Working from the top of the listing below, retype each line through the line containing "const aNigericinAt = 1306;", both included, with no pictures.

▶ _Information supplied_:
============

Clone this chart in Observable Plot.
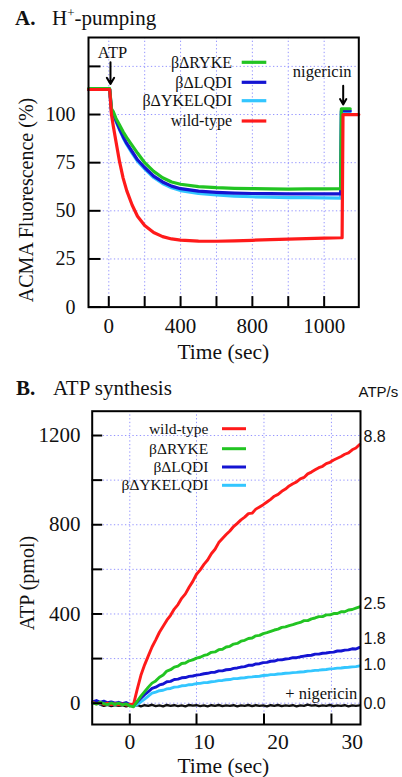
<!DOCTYPE html>
<html><head><meta charset="utf-8">
<script src="https://cdn.jsdelivr.net/npm/d3@7"></script>
<script src="https://cdn.jsdelivr.net/npm/@observablehq/plot@0.6"></script>
<style>
body{margin:0;background:#fff;}
#wrap{position:relative;width:402px;height:777px;overflow:hidden;}
#wrap svg{position:absolute;left:0;}
</style></head><body><div id="wrap"></div>
<script>
// ---------- Panel A: H+-pumping ----------
const aSeriesNames = ["βΔRYKE", "βΔLQDI", "βΔYKELQDI", "wild-type"];
const aTime = [-113, 5, 15, 25, 40, 60, 80, 100, 130, 160, 200, 250, 300, 350, 400, 500, 600, 700, 800, 900, 1000, 1100, 1200, 1292, 1296, 1300, 1305, 1345, 1393];
const aRYKE  = [113.5, 113.5, 103, 101.5, 98, 94.5, 91, 88, 84, 80, 75, 70.5, 67.2, 65, 63.8, 62.6, 62, 61.7, 61.5, 61.4, 61.3, 61.4, 61.4, 61.5, 103, 103, 103, 103, null];
const aLQDI  = [113, 113, 102, 100.5, 97, 92.5, 88.5, 85, 80.8, 76.5, 72.5, 68, 65, 62.8, 61.5, 60.2, 59.6, 59.2, 59, 58.9, 58.8, 58.8, 58.8, 58.8, 102, 102, 102, 102, null];
const aYKELQDI = [113, 113, 102, 100, 96.5, 92, 88, 84.5, 80, 75.8, 71.8, 67.3, 64.2, 62, 60.5, 59, 58.2, 57.6, 57.3, 57.1, 56.9, 56.8, 56.7, 56.6, 101.5, 101.5, 101.5, 101.5, null];
const aWildType = [113, 113, 100, 94, 86, 75.5, 67, 60.5, 53, 47.2, 42.4, 38.7, 36.6, 35.4, 34.8, 34.3, 34.2, 34.4, 34.7, 35, 35.3, 35.6, 35.8, 36, 36, 36, 100, 100, 100];
const aXTicks = [0, 200, 400, 600, 800, 1000, 1200];
const aXLabelTicks = [0, 400, 800, 1200];
const aXLabelText = ["0", "400", "800", "1000"];
const aYTicks = [0, 25, 50, 75, 100, 125];
const aYLabelTicks = [0, 25, 50, 75, 100];
const aAtpAddedAt = 9.5;
const aNigericinAt = 1306;

// ---------- Panel B: ATP synthesis ----------
const bSeriesNames = ["wild-type", "βΔRYKE", "βΔLQDI", "βΔYKELQDI"];
const bTime = [-5,-4.5,-4,-3.5,-3,-2.5,-2,-1.5,-1,-0.5,0,0.5,1,1.5,2,2.5,3,3.5,4,4.5,5,5.5,6,6.5,7,7.5,8,8.5,9,9.5,10,10.5,11,11.5,12,12.5,13,13.5,14,14.5,15,15.5,16,16.5,17,17.5,18,18.5,19,19.5,20,20.5,21,21.5,22,22.5,23,23.5,24,24.5,25,25.5,26,26.5,27,27.5,28,28.5,29,29.5,30,30.5,31];
const bWildType = [4,-3,2,-5,0,-6,-2,-7,-3,-8,-5,-6,62,125,172,212,252,284,318,345,372,394,422,442,470,490,520,546,578,598,622,642,670,690,720,738,756,772,792,806,822,834,850,852,870,880,890,902,914,928,936,950,960,974,984,992,1006,1012,1028,1036,1046,1056,1062,1074,1080,1090,1098,1106,1116,1122,1136,1144,1160];
const bRYKE = [2,-4,4,-2,-6,1,-5,0,-7,-3,-12,-16,8,32,52,72,90,100,116,126,144,150,162,166,178,180,190,194,202,206,214,218,228,230,240,242,252,255,265,268,278,282,290,292,302,304,312,316,322,328,332,340,342,348,352,358,362,370,370,378,382,388,388,396,396,402,402,410,410,418,420,426,432];
const bLQDI = [6,12,4,9,2,6,0,4,-2,3,-6,-10,6,22,38,52,66,72,82,86,96,98,106,108,114,115,120,122,126,128,132,134,138,139,145,145,150,151,156,158,162,164,170,170,176,177,182,183,188,189,194,194,198,200,204,204,208,211,214,215,220,220,224,225,228,229,234,234,238,239,244,243,250];
const bYKELQDI = [-2,1,-4,0,-5,-1,-6,-2,-6,-3,-8,-14,-6,6,18,32,45,50,56,58,64,66,72,73,78,79,83,84,88,89,92,93,96,98,101,102,105,106,110,110,113,114,117,118,120,121,124,125,128,128,131,132,134,135,137,138,140,141,144,145,147,148,150,151,154,155,157,158,160,161,163,164,167];
const bNigericin = [null,null,-6,-12,-7,-13,-8,-12,-9,-14,-10,-13,-8,-14,-9,-12,-7,-13,-10,-14,-8,-12,-9,-13,-10,-14,-8,-11,-9,-13,-10,-14,-9,-12,-8,-13,-10,-12,-9,-14,-10,-12,-8,-13,-9,-12,-10,-14,-9,-12,-8,-13,-10,-12,-9,-14,-10,-12,-6,-11,-9,-13,-10,-12,-8,-13,-10,-12,-9,-14,-10,-12,-10];
const bXTicks = [0, 9, 18.1, 27.2];
const bXLabelTicks = [0, 10, 20, 30];
const bYTicks = [0, 200, 400, 600, 800, 1000, 1200];
const bYLabelTicks = [0, 400, 800, 1200];
const bRateLabels = ["8.8", "2.5", "1.8", "1.0", "0.0"];

// ---------- styling ----------
const cRed = "#ff1a1a", cGreen = "#22c422", cBlue = "#1414d2", cCyan = "#33c6ff", cBlack = "#111";
const gridColor = "#8f8fff";
const serif = "'Liberation Serif', 'Times New Roman', serif";
const sans = "'Liberation Sans', Arial, sans-serif";

function rows(time, vals) { return time.map((t, i) => ({t, v: vals[i]})); }
const gridOpts = {stroke: gridColor, strokeOpacity: 0.95, strokeWidth: 1, strokeDasharray: "1.3 2.4"};

// Panel A plot
const A = {w: 402, h: 370, ml: 88, mr: 43.7, mt: 37, mb: 63.4};
const aInnerW = A.w - A.ml - A.mr, aInnerH = A.h - A.mt - A.mb;
const plotA = Plot.plot({
  width: A.w, height: A.h,
  marginLeft: A.ml, marginRight: A.mr, marginTop: A.mt, marginBottom: A.mb,
  x: {domain: [-113, 1393]},
  y: {domain: [0, 140]},
  style: {fontFamily: serif, color: "#111", background: "transparent", overflow: "visible"},
  marks: [
    Plot.gridX(aXTicks, gridOpts),
    Plot.gridY(aYTicks.filter(d => d > 0), gridOpts),
    Plot.line(rows(aTime, aYKELQDI), {x: "t", y: "v", stroke: cCyan, strokeWidth: 3.2}),
    Plot.line(rows(aTime, aLQDI), {x: "t", y: "v", stroke: cBlue, strokeWidth: 3.2}),
    Plot.line(rows(aTime, aRYKE), {x: "t", y: "v", stroke: cGreen, strokeWidth: 3.2}),
    Plot.line(rows(aTime, aWildType), {x: "t", y: "v", stroke: cRed, strokeWidth: 3.2}),
    Plot.tickX(aXTicks, {x: d => d, insetTop: aInnerH - 10.5, stroke: "#000", strokeWidth: 2}),
    Plot.tickY(aYTicks, {y: d => d, insetRight: aInnerW - 12.5, stroke: "#000", strokeWidth: 2}),
    Plot.axisX({ticks: aXLabelTicks, tickFormat: d => aXLabelText[aXLabelTicks.indexOf(d)], tickSize: 0, tickPadding: 10.5, fontSize: 21, label: null}),
    Plot.axisY({ticks: aYLabelTicks, tickFormat: d => String(d), tickSize: 0, tickPadding: 13, fontSize: 20, label: null}),
    Plot.frame({stroke: "#000", strokeWidth: 2}),
    Plot.arrow([{x: aAtpAddedAt, y1: 127.2, y2: 115.8}], {x1: "x", x2: "x", y1: "y1", y2: "y2", stroke: "#000", strokeWidth: 2, headLength: 9}),
    Plot.arrow([{x: aNigericinAt, y1: 115, y2: 105.2}], {x1: "x", x2: "x", y1: "y1", y2: "y2", stroke: "#000", strokeWidth: 2, headLength: 9})
  ]
});
plotA.style.top = "0px";

// Panel B plot
const B = {top: 380, w: 402, h: 397, ml: 91.7, mr: 42, mt: 30.7, mb: 53};
const bInnerW = B.w - B.ml - B.mr, bInnerH = B.h - B.mt - B.mb;
const plotB = Plot.plot({
  width: B.w, height: B.h,
  marginLeft: B.ml, marginRight: B.mr, marginTop: B.mt, marginBottom: B.mb,
  x: {domain: [-5.07, 31.12]},
  y: {domain: [-95.5, 1309]},
  style: {fontFamily: serif, color: "#111", background: "transparent", overflow: "visible"},
  marks: [
    Plot.gridX(bXTicks, gridOpts),
    Plot.gridY(bYTicks, gridOpts),
    Plot.line(rows(bTime, bNigericin), {x: "t", y: "v", stroke: cBlack, strokeWidth: 2.4}),
    Plot.line(rows(bTime, bYKELQDI), {x: "t", y: "v", stroke: cCyan, strokeWidth: 2.9}),
    Plot.line(rows(bTime, bLQDI), {x: "t", y: "v", stroke: cBlue, strokeWidth: 2.9}),
    Plot.line(rows(bTime, bWildType), {x: "t", y: "v", stroke: cRed, strokeWidth: 2.9}),
    Plot.line(rows(bTime, bRYKE), {x: "t", y: "v", stroke: cGreen, strokeWidth: 2.9}),
    Plot.tickX(bXTicks, {x: d => d, insetTop: bInnerH - 10.5, stroke: "#000", strokeWidth: 2}),
    Plot.tickY(bYTicks, {y: d => d, insetRight: bInnerW - 10.5, stroke: "#000", strokeWidth: 2}),
    Plot.axisX({ticks: bXLabelTicks, tickFormat: d => String(d), tickSize: 0, tickPadding: 9, fontSize: 21.5, label: null}),
    Plot.axisY({ticks: bYLabelTicks, tickFormat: d => String(d), tickSize: 0, tickPadding: 11.7, fontSize: 21, label: null}),
    Plot.frame({stroke: "#000", strokeWidth: 2})
  ]
});
plotB.style.top = B.top + "px";

// ---------- overlay: titles, legends, labels ----------
const ov = d3.create("svg").attr("width", 402).attr("height", 777)
  .style("top", "0px").style("pointer-events", "none").attr("font-family", serif).attr("fill", "#111");

function txt(x, y, s, opts = {}) {
  const t = ov.append("text").attr("x", x).attr("y", y).text(s)
    .attr("font-size", opts.size || 16).attr("text-anchor", opts.anchor || "start");
  if (opts.family) t.attr("font-family", opts.family);
  if (opts.weight) t.attr("font-weight", opts.weight);
  if (opts.rotate) t.attr("transform", `rotate(-90 ${x} ${y})`);
  return t;
}

// titles
txt(15, 25, "A.", {size: 21, weight: "bold"});
const tA = ov.append("text").attr("x", 52).attr("y", 25).attr("font-size", 21);
tA.append("tspan").text("H");
tA.append("tspan").text("+").attr("font-size", 13).attr("dy", -8);
tA.append("tspan").text("-pumping").attr("dy", 8);
txt(16, 395, "B.", {size: 21, weight: "bold"});
txt(53, 395, "ATP synthesis", {size: 21});

// axis titles
txt(33.3, 200, "ACMA Fluorescence (%)", {size: 20, anchor: "middle", rotate: true});
txt(34, 583, "ATP (pmol)", {size: 20, anchor: "middle", rotate: true});
txt(223.3, 359, "Time (sec)", {size: 21.5, anchor: "middle"});
txt(223.3, 772.5, "Time (sec)", {size: 21.5, anchor: "middle"});

// annotations
txt(112.5, 58, "ATP", {size: 16.5, anchor: "middle"});
txt(322.2, 76.5, "nigericin", {size: 16.5, anchor: "middle"});
txt(357.3, 699, "+ nigericin", {size: 16.5, anchor: "end"});

// legend A
const aColors = [cGreen, cBlue, cCyan, cRed];
const aLegY = [62.3, 82.3, 100.7, 121];
aSeriesNames.forEach((n, i) => {
  txt(232, aLegY[i] + 5.3, n, {size: 16, anchor: "end"});
  ov.append("line").attr("x1", 241.7).attr("x2", 266.3).attr("y1", aLegY[i]).attr("y2", aLegY[i])
    .attr("stroke", aColors[i]).attr("stroke-width", 3.2);
});
// legend B
const bColors = [cRed, cGreen, cBlue, cCyan];
const bLegY = [428.7, 448.7, 467, 485.3];
bSeriesNames.forEach((n, i) => {
  txt(208.3, bLegY[i] + 5, n, {size: 15.5, anchor: "end"});
  ov.append("line").attr("x1", 222).attr("x2", 246).attr("y1", bLegY[i]).attr("y2", bLegY[i])
    .attr("stroke", bColors[i]).attr("stroke-width", 3);
});

// rates
txt(358.5, 397, "ATP/s", {size: 15, family: sans});
const rateY = [441.7, 609.3, 644.3, 670, 709.3];
bRateLabels.forEach((s, i) => txt(363.5, rateY[i], s, {size: 16, family: sans}));

const wrap = document.getElementById("wrap");
wrap.appendChild(plotA);
wrap.appendChild(plotB);
wrap.appendChild(ov.node());
</script></body></html>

============

▶ _Response to the task_:
Clone this chart in Observable Plot.
<!DOCTYPE html>
<html><head><meta charset="utf-8">
<script src="https://cdn.jsdelivr.net/npm/d3@7"></script>
<script src="https://cdn.jsdelivr.net/npm/@observablehq/plot@0.6"></script>
<style>
body{margin:0;background:#fff;}
#wrap{position:relative;width:402px;height:777px;overflow:hidden;}
#wrap svg{position:absolute;left:0;}
</style></head><body><div id="wrap"></div>
<script>
// ---------- Panel A: H+-pumping ----------
const aSeriesNames = ["βΔRYKE", "βΔLQDI", "βΔYKELQDI", "wild-type"];
const aTime = [-113, 5, 15, 25, 40, 60, 80, 100, 130, 160, 200, 250, 300, 350, 400, 500, 600, 700, 800, 900, 1000, 1100, 1200, 1292, 1296, 1300, 1305, 1345, 1393];
const aRYKE  = [113.5, 113.5, 103, 101.5, 98, 94.5, 91, 88, 84, 80, 75, 70.5, 67.2, 65, 63.8, 62.6, 62, 61.7, 61.5, 61.4, 61.3, 61.4, 61.4, 61.5, 103, 103, 103, 103, null];
const aLQDI  = [113, 113, 102, 100.5, 97, 92.5, 88.5, 85, 80.8, 76.5, 72.5, 68, 65, 62.8, 61.5, 60.2, 59.6, 59.2, 59, 58.9, 58.8, 58.8, 58.8, 58.8, 102, 102, 102, 102, null];
const aYKELQDI = [113, 113, 102, 100, 96.5, 92, 88, 84.5, 80, 75.8, 71.8, 67.3, 64.2, 62, 60.5, 59, 58.2, 57.6, 57.3, 57.1, 56.9, 56.8, 56.7, 56.6, 101.5, 101.5, 101.5, 101.5, null];
const aWildType = [113, 113, 100, 94, 86, 75.5, 67, 60.5, 53, 47.2, 42.4, 38.7, 36.6, 35.4, 34.8, 34.3, 34.2, 34.4, 34.7, 35, 35.3, 35.6, 35.8, 36, 36, 36, 100, 100, 100];
const aXTicks = [0, 200, 400, 600, 800, 1000, 1200];
const aXLabelTicks = [0, 400, 800, 1200];
const aXLabelText = ["0", "400", "800", "1000"];
const aYTicks = [0, 25, 50, 75, 100, 125];
const aYLabelTicks = [0, 25, 50, 75, 100];
const aAtpAddedAt = 9.5;
const aNigericinAt = 1306;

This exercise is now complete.